14 de noviembre de 2010

Estar vivo.

Después que se murió mi Gogo, realmente yo quería morirme, quería morir esa noche para alcanzarlo en el más allá, para no separarnos jamás. Porque de veras que sentía que a mi existencia se le extinguía la luz propia, los ánimos más vitales que permiten amanecer cada día con bríos, impetus, sueños por cumplir.


Para colmo a la madrugada siguiente fue el terremoto y la larga historia. Pero a medida que fueron pasando los días y que mi dolor me tenía completa y absolutamente convertida en un zombie, fui clarificando mis ideas y sentimientos y todos me llevaban a odiarme y odiar todo, todo lo que estaba vivo. Odiaba mi casa por permanecer intacta, al menos podría haberse derrumbado conmigo dentro y así morir. Aborrecía la vida en sí, las plantas, los pajaritos que volvían todos los días por alpiste, a mis plantas que habían sobrevivido al espasmo terrenal y casi parecía que el estremecimiento les había venido de perilla, ya que se tornaban más hermosas, firmes, coloridas, las flores que nunca habían florecido nacieron, las suculentas que crecían de maneras extrañas volvían al redil. Los geranios se llenaban en otoño y después en invierno de flores, de colores nunca antes vistos.

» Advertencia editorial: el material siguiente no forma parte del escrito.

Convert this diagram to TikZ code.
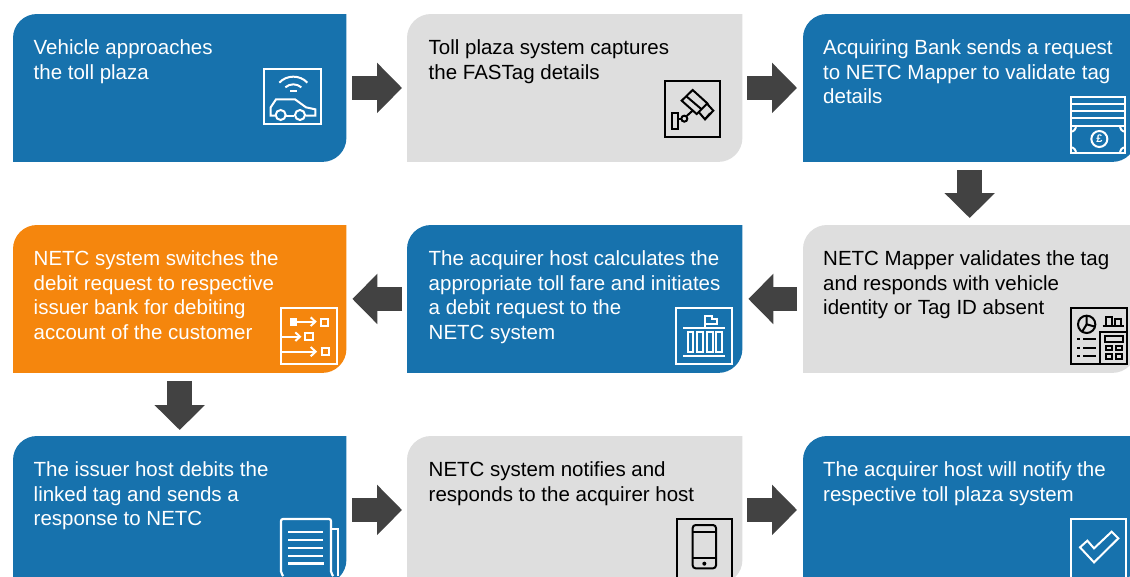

Y mi actitud ante ello, era ignorarlos, no darles pelota, dejarlos a su voluntad, de hecho en veces pasaron varios días antes que los regara. Me daba tanta rabia constatar la belleza de mi jardín, la vida que pululaba en él, mientras mi corazón estaba vacio y mi Gogo yacía 53 centimetros bajo tierra.
Lo primero que me reconquistó y me hacía sentir vil y poco seria en mis lutos, fue la Bugambilia. Mi ensoñada Bugui de 12 años que de pronto en más se convirtió en la luz de nuestro jardín con el esplendor del rojo de sus flores, del verde de sus hojas, de lo picudo de sus espinas. Pensar que la Bugui era el árbol que yo quería plantar en México para echar raíces serias y así vivir para siempre allá. Y finalmente no logró ser y fue en el Chilorio donde vine a echar sus raíces....... aunque no sea el lugar elegido para dejar las mías.


Después poco a poco ha sido este florecer de todo lo que se mantenía tímido.
Los cactus y suculentas de la tina del patio, que simplemente los deje a su suerte porque los odiaba igual que a los otros y que en mi abandono, decidieron enormecerse, embellecerse y gritarme que les echara un ojo. Todavía confieso, que no les tomo demasiado en cuenta, es que fueron una obsesión tan intensa mientras estuvo mi Gogo, que después como que esa energía se fue igual que él.
Pero hoy me descubrí acomodando ladrillos, tablas de madera, para que las plantitas de maceta, crezcan con mayor alegría, nazcan nuevas y más bonitas flores, hojitas, sorpresas coloridas. Y pienso entonces en esto que es ESTAR VIVO, maldita sea. Porque si no lo estuviera, bueno nada ocurriría, pero uno al menos, debería saber MORIR EN VIDA, anularse de forma tal que todas las cosas de la vida que manifiestan vida, no te lleguen. Que no te importe la gente, los pajaritos, las plantas, la Bugambilia, lo que florece, lo que embellece, el resto de los gatitos y perritos, nada, nada.
Porque se supone que cuando desaparece radical, intensa y totalmente la energía de tu vida, de la vida, de mi vida, el mundo debería paralizarse de forma tal que todo lo que observo, huelo, constato-ingrato, no debería ocurrir. Uno debería quedarse sin los cinco sentidos después que se mueren los seres amados y así pasar por la vida, sin saber ni para donde, ni con quien, por qué, para qué.


No puedo agradecer la belleza de las cosas que me rodean, porque todavía me duelen, me duelen al pensar que mi Gogo ensoñado no las puede disfrutar. Resguardarse en la sombra de la Bugui, buscar el fescor de la hiedra, comerse los pajaritos que bajan por alpiste, buscar el calorcito de tantos rincones. No puedo, trato de negarmelo y a veces me resulta, pero en otras como hoy, me descubro en esta cosa injusta de que yo sí esté y tu no.